— Start —

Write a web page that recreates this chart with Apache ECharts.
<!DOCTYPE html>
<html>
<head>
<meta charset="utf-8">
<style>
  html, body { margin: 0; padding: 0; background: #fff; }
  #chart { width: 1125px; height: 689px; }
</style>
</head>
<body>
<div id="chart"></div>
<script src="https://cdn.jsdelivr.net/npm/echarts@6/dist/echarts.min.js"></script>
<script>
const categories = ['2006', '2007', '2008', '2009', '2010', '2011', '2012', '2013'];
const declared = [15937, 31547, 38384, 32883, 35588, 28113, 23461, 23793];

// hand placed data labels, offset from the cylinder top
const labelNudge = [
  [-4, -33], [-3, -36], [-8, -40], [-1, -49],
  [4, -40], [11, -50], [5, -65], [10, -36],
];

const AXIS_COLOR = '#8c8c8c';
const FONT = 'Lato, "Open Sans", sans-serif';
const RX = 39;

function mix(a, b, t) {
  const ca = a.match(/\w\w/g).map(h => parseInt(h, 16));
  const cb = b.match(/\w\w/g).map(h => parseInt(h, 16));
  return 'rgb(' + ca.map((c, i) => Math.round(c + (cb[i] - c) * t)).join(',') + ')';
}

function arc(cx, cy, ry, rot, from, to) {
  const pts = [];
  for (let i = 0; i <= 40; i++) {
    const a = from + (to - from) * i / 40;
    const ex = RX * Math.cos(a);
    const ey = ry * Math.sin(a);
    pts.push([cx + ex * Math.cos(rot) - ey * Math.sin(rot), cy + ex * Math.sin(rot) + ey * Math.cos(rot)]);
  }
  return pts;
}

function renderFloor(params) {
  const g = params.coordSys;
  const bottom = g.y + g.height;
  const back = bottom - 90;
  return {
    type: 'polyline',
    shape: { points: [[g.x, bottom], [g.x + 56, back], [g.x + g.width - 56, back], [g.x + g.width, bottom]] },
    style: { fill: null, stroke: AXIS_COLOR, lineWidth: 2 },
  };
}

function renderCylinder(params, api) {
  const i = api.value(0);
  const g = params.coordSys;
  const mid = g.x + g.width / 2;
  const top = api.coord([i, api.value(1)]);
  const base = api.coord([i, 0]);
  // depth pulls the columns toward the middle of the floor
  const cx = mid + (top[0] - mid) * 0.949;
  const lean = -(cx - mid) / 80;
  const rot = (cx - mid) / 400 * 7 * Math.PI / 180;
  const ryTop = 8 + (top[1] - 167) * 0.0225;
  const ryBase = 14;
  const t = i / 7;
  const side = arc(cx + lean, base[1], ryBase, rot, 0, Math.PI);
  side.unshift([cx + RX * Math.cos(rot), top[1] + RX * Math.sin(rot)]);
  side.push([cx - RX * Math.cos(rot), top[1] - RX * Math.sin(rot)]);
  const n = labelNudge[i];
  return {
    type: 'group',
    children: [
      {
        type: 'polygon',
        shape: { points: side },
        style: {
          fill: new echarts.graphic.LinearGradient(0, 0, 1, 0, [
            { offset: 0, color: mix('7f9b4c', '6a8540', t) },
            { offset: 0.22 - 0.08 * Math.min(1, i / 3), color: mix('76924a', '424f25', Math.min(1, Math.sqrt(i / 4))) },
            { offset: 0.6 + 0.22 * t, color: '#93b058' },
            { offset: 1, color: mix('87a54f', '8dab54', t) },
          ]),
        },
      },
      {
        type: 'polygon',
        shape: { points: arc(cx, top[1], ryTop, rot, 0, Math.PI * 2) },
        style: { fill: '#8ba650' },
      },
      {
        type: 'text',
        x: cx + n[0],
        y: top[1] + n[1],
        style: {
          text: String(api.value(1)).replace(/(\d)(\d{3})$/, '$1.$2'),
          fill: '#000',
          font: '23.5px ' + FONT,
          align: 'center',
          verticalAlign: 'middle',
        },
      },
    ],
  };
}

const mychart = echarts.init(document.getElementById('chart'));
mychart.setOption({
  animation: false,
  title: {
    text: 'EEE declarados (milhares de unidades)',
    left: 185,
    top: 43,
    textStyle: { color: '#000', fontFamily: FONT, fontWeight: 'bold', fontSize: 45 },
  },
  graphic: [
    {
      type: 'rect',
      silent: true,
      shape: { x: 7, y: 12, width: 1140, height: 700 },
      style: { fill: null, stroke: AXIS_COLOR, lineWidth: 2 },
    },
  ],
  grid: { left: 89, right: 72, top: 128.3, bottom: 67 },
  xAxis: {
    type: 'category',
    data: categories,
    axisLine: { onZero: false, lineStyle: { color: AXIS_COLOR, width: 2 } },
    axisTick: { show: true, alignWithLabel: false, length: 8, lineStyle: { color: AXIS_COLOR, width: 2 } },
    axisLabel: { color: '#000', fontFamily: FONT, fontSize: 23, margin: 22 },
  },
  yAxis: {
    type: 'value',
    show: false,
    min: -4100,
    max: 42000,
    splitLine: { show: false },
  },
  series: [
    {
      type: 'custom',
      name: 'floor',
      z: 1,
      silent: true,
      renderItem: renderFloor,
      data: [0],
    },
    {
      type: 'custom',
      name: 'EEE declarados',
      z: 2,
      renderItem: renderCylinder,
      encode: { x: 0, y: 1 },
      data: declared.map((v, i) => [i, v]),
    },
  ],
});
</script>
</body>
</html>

— End —

- GIVEN INSTRUCTION
Return each line of the data exactly as written above.

- THE ANSWER
Write a web page that recreates this chart with Apache ECharts.
<!DOCTYPE html>
<html>
<head>
<meta charset="utf-8">
<style>
  html, body { margin: 0; padding: 0; background: #fff; }
  #chart { width: 1125px; height: 689px; }
</style>
</head>
<body>
<div id="chart"></div>
<script src="https://cdn.jsdelivr.net/npm/echarts@6/dist/echarts.min.js"></script>
<script>
const categories = ['2006', '2007', '2008', '2009', '2010', '2011', '2012', '2013'];
const declared = [15937, 31547, 38384, 32883, 35588, 28113, 23461, 23793];

// hand placed data labels, offset from the cylinder top
const labelNudge = [
  [-4, -33], [-3, -36], [-8, -40], [-1, -49],
  [4, -40], [11, -50], [5, -65], [10, -36],
];

const AXIS_COLOR = '#8c8c8c';
const FONT = 'Lato, "Open Sans", sans-serif';
const RX = 39;

function mix(a, b, t) {
  const ca = a.match(/\w\w/g).map(h => parseInt(h, 16));
  const cb = b.match(/\w\w/g).map(h => parseInt(h, 16));
  return 'rgb(' + ca.map((c, i) => Math.round(c + (cb[i] - c) * t)).join(',') + ')';
}

function arc(cx, cy, ry, rot, from, to) {
  const pts = [];
  for (let i = 0; i <= 40; i++) {
    const a = from + (to - from) * i / 40;
    const ex = RX * Math.cos(a);
    const ey = ry * Math.sin(a);
    pts.push([cx + ex * Math.cos(rot) - ey * Math.sin(rot), cy + ex * Math.sin(rot) + ey * Math.cos(rot)]);
  }
  return pts;
}

function renderFloor(params) {
  const g = params.coordSys;
  const bottom = g.y + g.height;
  const back = bottom - 90;
  return {
    type: 'polyline',
    shape: { points: [[g.x, bottom], [g.x + 56, back], [g.x + g.width - 56, back], [g.x + g.width, bottom]] },
    style: { fill: null, stroke: AXIS_COLOR, lineWidth: 2 },
  };
}

function renderCylinder(params, api) {
  const i = api.value(0);
  const g = params.coordSys;
  const mid = g.x + g.width / 2;
  const top = api.coord([i, api.value(1)]);
  const base = api.coord([i, 0]);
  // depth pulls the columns toward the middle of the floor
  const cx = mid + (top[0] - mid) * 0.949;
  const lean = -(cx - mid) / 80;
  const rot = (cx - mid) / 400 * 7 * Math.PI / 180;
  const ryTop = 8 + (top[1] - 167) * 0.0225;
  const ryBase = 14;
  const t = i / 7;
  const side = arc(cx + lean, base[1], ryBase, rot, 0, Math.PI);
  side.unshift([cx + RX * Math.cos(rot), top[1] + RX * Math.sin(rot)]);
  side.push([cx - RX * Math.cos(rot), top[1] - RX * Math.sin(rot)]);
  const n = labelNudge[i];
  return {
    type: 'group',
    children: [
      {
        type: 'polygon',
        shape: { points: side },
        style: {
          fill: new echarts.graphic.LinearGradient(0, 0, 1, 0, [
            { offset: 0, color: mix('7f9b4c', '6a8540', t) },
            { offset: 0.22 - 0.08 * Math.min(1, i / 3), color: mix('76924a', '424f25', Math.min(1, Math.sqrt(i / 4))) },
            { offset: 0.6 + 0.22 * t, color: '#93b058' },
            { offset: 1, color: mix('87a54f', '8dab54', t) },
          ]),
        },
      },
      {
        type: 'polygon',
        shape: { points: arc(cx, top[1], ryTop, rot, 0, Math.PI * 2) },
        style: { fill: '#8ba650' },
      },
      {
        type: 'text',
        x: cx + n[0],
        y: top[1] + n[1],
        style: {
          text: String(api.value(1)).replace(/(\d)(\d{3})$/, '$1.$2'),
          fill: '#000',
          font: '23.5px ' + FONT,
          align: 'center',
          verticalAlign: 'middle',
        },
      },
    ],
  };
}

const mychart = echarts.init(document.getElementById('chart'));
mychart.setOption({
  animation: false,
  title: {
    text: 'EEE declarados (milhares de unidades)',
    left: 185,
    top: 43,
    textStyle: { color: '#000', fontFamily: FONT, fontWeight: 'bold', fontSize: 45 },
  },
  graphic: [
    {
      type: 'rect',
      silent: true,
      shape: { x: 7, y: 12, width: 1140, height: 700 },
      style: { fill: null, stroke: AXIS_COLOR, lineWidth: 2 },
    },
  ],
  grid: { left: 89, right: 72, top: 128.3, bottom: 67 },
  xAxis: {
    type: 'category',
    data: categories,
    axisLine: { onZero: false, lineStyle: { color: AXIS_COLOR, width: 2 } },
    axisTick: { show: true, alignWithLabel: false, length: 8, lineStyle: { color: AXIS_COLOR, width: 2 } },
    axisLabel: { color: '#000', fontFamily: FONT, fontSize: 23, margin: 22 },
  },
  yAxis: {
    type: 'value',
    show: false,
    min: -4100,
    max: 42000,
    splitLine: { show: false },
  },
  series: [
    {
      type: 'custom',
      name: 'floor',
      z: 1,
      silent: true,
      renderItem: renderFloor,
      data: [0],
    },
    {
      type: 'custom',
      name: 'EEE declarados',
      z: 2,
      renderItem: renderCylinder,
      encode: { x: 0, y: 1 },
      data: declared.map((v, i) => [i, v]),
    },
  ],
});
</script>
</body>
</html>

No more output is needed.